Leave out the pictures and set down exactly the lines from the start of the listing through the one with "const fmt = (v: number)", both included.
--------
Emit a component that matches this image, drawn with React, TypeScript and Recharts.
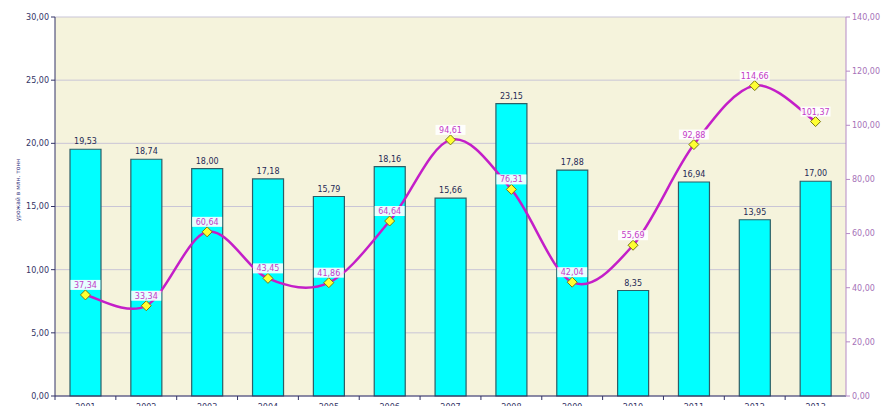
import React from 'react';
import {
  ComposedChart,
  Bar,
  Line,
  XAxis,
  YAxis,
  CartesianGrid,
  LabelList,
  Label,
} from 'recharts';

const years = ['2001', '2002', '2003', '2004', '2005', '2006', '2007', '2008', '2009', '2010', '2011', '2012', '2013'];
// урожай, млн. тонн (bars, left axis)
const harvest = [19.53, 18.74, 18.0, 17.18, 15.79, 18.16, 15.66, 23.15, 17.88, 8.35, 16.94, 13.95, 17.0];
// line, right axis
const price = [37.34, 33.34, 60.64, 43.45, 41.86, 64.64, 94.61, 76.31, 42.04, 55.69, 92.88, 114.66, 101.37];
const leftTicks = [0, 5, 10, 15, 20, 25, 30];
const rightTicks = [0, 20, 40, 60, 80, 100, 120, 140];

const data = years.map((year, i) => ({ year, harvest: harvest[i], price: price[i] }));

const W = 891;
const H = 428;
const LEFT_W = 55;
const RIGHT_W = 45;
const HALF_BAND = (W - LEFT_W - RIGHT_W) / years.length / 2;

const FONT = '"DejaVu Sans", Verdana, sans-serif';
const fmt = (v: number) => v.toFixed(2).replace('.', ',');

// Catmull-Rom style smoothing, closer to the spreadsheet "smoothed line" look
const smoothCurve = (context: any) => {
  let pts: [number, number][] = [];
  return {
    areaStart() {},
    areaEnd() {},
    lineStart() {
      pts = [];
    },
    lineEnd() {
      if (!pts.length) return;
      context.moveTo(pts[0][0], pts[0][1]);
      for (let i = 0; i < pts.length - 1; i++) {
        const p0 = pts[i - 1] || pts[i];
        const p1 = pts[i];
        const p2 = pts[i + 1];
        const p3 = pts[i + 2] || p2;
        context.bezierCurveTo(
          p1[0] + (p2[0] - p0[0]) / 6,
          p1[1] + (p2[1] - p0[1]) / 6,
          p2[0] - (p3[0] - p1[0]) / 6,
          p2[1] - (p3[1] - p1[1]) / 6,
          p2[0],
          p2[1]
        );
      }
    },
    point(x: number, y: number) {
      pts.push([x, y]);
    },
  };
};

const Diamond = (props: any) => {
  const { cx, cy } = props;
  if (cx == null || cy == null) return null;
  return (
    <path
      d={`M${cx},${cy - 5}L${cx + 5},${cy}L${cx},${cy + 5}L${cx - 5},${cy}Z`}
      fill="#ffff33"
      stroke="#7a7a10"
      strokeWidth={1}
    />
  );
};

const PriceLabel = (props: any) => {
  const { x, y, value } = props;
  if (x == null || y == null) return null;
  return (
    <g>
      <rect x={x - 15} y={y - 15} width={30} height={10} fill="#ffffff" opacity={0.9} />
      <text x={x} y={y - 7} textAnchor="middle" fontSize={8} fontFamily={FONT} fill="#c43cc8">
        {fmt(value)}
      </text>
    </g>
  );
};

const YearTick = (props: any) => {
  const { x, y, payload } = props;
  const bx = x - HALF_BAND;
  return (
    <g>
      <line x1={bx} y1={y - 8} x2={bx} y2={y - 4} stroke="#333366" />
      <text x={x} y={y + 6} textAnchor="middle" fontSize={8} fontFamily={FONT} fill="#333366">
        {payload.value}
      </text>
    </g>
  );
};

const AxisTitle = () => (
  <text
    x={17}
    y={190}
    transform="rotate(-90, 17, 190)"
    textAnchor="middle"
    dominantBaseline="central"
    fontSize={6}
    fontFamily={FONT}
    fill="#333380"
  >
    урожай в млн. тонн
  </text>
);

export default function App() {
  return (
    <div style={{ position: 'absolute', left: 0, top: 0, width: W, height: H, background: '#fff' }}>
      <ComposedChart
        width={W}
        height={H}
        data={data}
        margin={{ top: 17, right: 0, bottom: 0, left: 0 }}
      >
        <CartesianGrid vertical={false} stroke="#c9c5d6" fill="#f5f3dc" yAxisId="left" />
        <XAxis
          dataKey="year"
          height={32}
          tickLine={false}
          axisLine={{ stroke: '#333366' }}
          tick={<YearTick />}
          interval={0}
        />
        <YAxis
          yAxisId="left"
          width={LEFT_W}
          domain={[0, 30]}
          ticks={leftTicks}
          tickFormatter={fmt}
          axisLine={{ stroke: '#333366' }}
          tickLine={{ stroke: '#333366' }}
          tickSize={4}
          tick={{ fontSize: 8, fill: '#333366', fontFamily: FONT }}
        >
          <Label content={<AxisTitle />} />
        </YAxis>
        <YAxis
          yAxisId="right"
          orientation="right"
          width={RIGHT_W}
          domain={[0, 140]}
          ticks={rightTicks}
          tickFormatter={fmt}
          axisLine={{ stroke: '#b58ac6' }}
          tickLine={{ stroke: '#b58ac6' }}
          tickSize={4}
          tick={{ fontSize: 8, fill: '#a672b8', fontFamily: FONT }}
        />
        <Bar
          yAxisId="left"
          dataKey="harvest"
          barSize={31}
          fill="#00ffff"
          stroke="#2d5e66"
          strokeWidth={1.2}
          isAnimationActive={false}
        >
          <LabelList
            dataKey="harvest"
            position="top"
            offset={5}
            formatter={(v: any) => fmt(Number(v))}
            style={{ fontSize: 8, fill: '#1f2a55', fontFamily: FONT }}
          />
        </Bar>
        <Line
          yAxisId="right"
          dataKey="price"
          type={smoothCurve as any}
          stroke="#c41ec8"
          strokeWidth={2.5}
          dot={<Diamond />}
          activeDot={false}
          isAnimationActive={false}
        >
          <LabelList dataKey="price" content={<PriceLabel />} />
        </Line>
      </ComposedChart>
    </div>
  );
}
--------
• Output:
Emit a component that matches this image, drawn with React, TypeScript and Recharts.
import React from 'react';
import {
  ComposedChart,
  Bar,
  Line,
  XAxis,
  YAxis,
  CartesianGrid,
  LabelList,
  Label,
} from 'recharts';

const years = ['2001', '2002', '2003', '2004', '2005', '2006', '2007', '2008', '2009', '2010', '2011', '2012', '2013'];
// урожай, млн. тонн (bars, left axis)
const harvest = [19.53, 18.74, 18.0, 17.18, 15.79, 18.16, 15.66, 23.15, 17.88, 8.35, 16.94, 13.95, 17.0];
// line, right axis
const price = [37.34, 33.34, 60.64, 43.45, 41.86, 64.64, 94.61, 76.31, 42.04, 55.69, 92.88, 114.66, 101.37];
const leftTicks = [0, 5, 10, 15, 20, 25, 30];
const rightTicks = [0, 20, 40, 60, 80, 100, 120, 140];

const data = years.map((year, i) => ({ year, harvest: harvest[i], price: price[i] }));

const W = 891;
const H = 428;
const LEFT_W = 55;
const RIGHT_W = 45;
const HALF_BAND = (W - LEFT_W - RIGHT_W) / years.length / 2;

const FONT = '"DejaVu Sans", Verdana, sans-serif';
const fmt = (v: number) => v.toFixed(2).replace('.', ',');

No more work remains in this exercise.